The plaintiffs are from Belgium and hold euro-denominated bonds (“Euro Bonds”) issued in Argentina’s 2005 and 2010 exchange offers. The Euro Bonds are denominated in euros, governed by English law, and payments thereon are made wholly outside the U.S. through foreign entities.

According to the recent petition, the Belgian plaintiffs seek an order directing defendants Bank of New York Mellon S.A., Euroclear S.A., and Euroclear Bank S.A. (“Belgian Defendants”)—all Belgian entities—to
comply with their alleged duties under Belgian law and the Trust Indenture governing Argentina’s
exchange bonds. This means that the eventual injunctions from America, holding the whole BNY group around the world liable of complying with the NY court orders even with respect to foreign bonds, should, according to the Belgian plaintiffs fall somewhere in the Atlantic right before Europe (not another Normandie and D-Day)

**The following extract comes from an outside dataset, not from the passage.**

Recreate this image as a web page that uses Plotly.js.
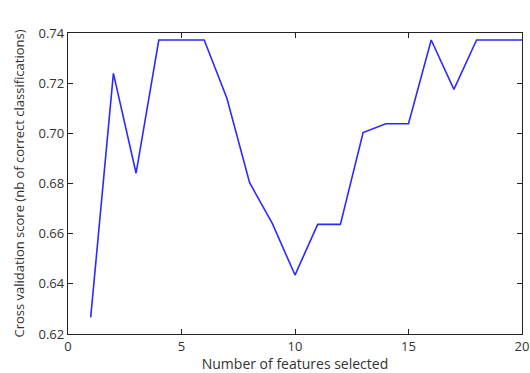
<!DOCTYPE html>
<html>
<head>
<meta charset="utf-8">
<script src="https://cdn.plot.ly/plotly-3.0.1.min.js"></script>
<style>html,body{margin:0;padding:0;background:#fff;}#chart{width:530px;height:373px;}</style>
</head>
<body>
<div id="chart"></div>
<script>
const nFeatures = [1,2,3,4,5,6,7,8,9,10,11,12,13,14,15,16,17,18,19,20];
const cvScores = [0.6266,0.7239,0.6841,0.7372,0.7372,0.7372,0.7140,0.6803,0.6641,0.6435,
                  0.6637,0.6637,0.7003,0.7038,0.7038,0.7372,0.7175,0.7372,0.7372,0.7372];
const xTitle = 'Number of features selected';
const yTitle = 'Cross validation score (nb of correct classifications)';

const fontFam = '"Open Sans", "DejaVu Sans", sans-serif';
const axisCommon = {
  showline: true, linecolor: '#222', linewidth: 1.2, mirror: 'ticks',
  ticks: 'inside', ticklen: 5, tickcolor: '#222', tickwidth: 1,
  showgrid: false, zeroline: false,
  tickfont: {family: fontFam, size: 13, color: '#333'}
};
Plotly.newPlot('chart', [{
  x: nFeatures, y: cvScores, type: 'scatter', mode: 'lines',
  line: {color: '#2b2bff', width: 1.6}
}], {
  width: 530, height: 373,
  margin: {l: 68, r: 8, t: 33, b: 39},
  paper_bgcolor: '#fff', plot_bgcolor: '#fff',
  showlegend: false,
  xaxis: Object.assign({}, axisCommon, {
    range: [0, 20], dtick: 5, tick0: 0,
    title: {text: xTitle, font: {family: fontFam, size: 14, color: '#333'}, standoff: 6}
  }),
  yaxis: Object.assign({}, axisCommon, {
    range: [0.62, 0.74], dtick: 0.02, tick0: 0.62, tickformat: '.2f',
    title: {text: yTitle, font: {family: fontFam, size: 13, color: '#333'}, standoff: 11}
  })
}, {staticPlot: true});
</script>
</body>
</html>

On May 30, 2013, the Belgian Court accepted expedited briefing and
scheduled a determinative hearing for June 25, 2013.

The notification to the NY Court of Appeals from the Second Circuit was filed today and expresses that "as the Euro Bondholders have explained, the District Court’s injunction against foreign
parties impermissibly imposes obligations irreconcilable with foreign parties’ duties under local
law. The Belgian proceeding will conclusively determine the Belgian Defendants’ obligations
under Belgian law. We respectfully request that this Court find the injunction inapplicable to
foreign entities altogether, or, at minimum, withhold judgment respecting the injunction’s
applicability to Belgian Defendants pending determination by the Belgian court. By holding the
injunction applicable to Belgian entities acting on Belgian soil, this Court could contravene a
Belgian court’s definitive interpretation of Belgian Defendants’ obligations under Belgian law,
thereby violating the well-established principle that courts cannot require foreign nationals “to
refrain from doing an act in another state that is required by [that state’s] law.”

Therefore if the petition is accepted there will be a dispute among courts, Americans v Europeans, with the Bank of New York as hostage as the European courts will reject the injunctions and order the BNY to continue paying the eurobonds. Of course, the logical questions are what the NY courts will do and what the consequences for the status of the Argentine bonds will be. Additional analysis coming up soon.